### WORK TO DO:
Work out how many lines include "chart" and answer with that number only.

### MATERIAL:
★ ★ ★ ★ ★ ★ ★

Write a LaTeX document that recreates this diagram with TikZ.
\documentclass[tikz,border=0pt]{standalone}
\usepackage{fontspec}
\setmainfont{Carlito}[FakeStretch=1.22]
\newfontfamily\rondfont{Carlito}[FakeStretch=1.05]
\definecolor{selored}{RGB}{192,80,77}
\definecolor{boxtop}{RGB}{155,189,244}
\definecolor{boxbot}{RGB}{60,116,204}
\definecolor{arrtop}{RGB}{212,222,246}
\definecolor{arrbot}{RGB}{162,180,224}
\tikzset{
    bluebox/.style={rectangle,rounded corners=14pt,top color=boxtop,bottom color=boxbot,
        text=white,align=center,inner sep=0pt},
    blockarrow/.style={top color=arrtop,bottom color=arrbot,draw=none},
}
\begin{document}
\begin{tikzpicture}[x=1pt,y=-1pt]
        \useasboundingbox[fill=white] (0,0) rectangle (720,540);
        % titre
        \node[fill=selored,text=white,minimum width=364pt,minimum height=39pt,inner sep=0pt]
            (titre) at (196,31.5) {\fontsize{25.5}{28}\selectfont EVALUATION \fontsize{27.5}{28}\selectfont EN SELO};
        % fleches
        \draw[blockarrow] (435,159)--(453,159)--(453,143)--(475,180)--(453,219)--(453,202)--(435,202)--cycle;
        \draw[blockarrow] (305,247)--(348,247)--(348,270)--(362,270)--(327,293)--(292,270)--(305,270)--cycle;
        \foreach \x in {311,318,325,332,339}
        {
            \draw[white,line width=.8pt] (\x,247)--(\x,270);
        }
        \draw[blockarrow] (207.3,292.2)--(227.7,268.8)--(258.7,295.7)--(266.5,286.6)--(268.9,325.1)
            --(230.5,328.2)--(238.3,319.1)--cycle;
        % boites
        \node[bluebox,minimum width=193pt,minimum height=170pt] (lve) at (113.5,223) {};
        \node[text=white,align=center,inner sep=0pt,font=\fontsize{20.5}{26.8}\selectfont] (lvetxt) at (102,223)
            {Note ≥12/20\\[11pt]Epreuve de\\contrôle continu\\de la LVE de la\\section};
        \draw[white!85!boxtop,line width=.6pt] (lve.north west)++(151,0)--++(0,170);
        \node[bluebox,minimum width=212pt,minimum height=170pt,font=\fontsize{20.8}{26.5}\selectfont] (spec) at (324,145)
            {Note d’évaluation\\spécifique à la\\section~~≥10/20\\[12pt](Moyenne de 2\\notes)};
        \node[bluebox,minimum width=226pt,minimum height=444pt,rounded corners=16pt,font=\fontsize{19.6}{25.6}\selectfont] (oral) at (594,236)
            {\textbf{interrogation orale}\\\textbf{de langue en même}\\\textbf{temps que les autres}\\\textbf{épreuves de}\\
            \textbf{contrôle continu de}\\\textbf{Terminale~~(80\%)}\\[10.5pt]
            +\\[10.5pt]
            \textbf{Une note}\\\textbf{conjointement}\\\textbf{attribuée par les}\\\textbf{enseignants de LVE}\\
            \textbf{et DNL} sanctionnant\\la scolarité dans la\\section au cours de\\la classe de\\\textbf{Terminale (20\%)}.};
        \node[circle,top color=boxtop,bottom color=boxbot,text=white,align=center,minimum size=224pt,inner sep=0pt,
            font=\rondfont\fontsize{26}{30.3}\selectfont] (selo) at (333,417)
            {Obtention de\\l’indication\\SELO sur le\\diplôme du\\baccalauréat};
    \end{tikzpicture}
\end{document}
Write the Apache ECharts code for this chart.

★ ★ ★ ★ ★ ★ ★

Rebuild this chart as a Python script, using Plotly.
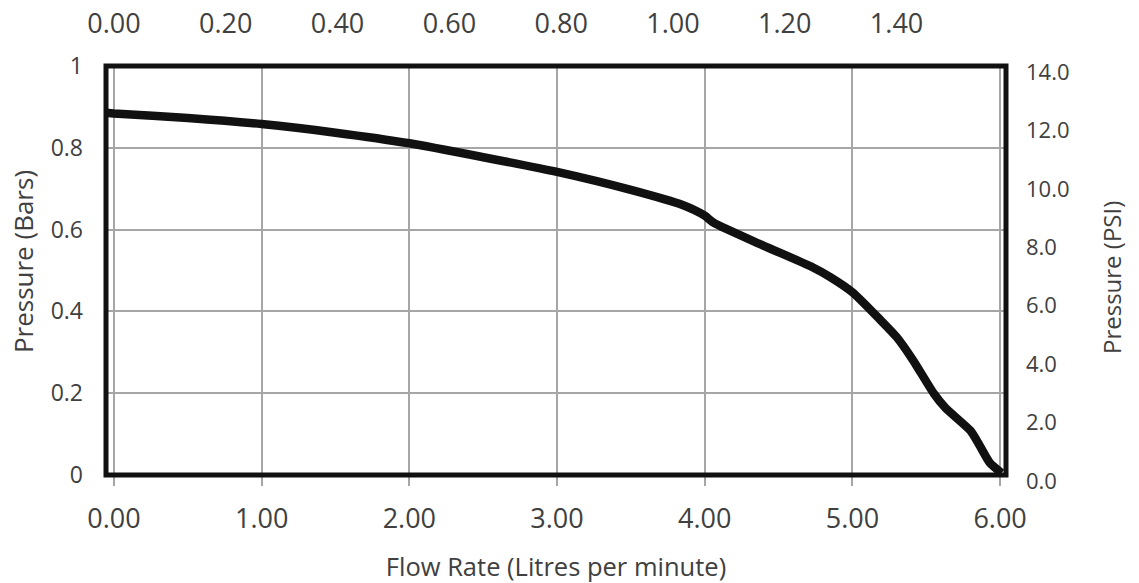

★ ★ ★ ★ ★ ★ ★

### RESULT OF THIS TASK:
2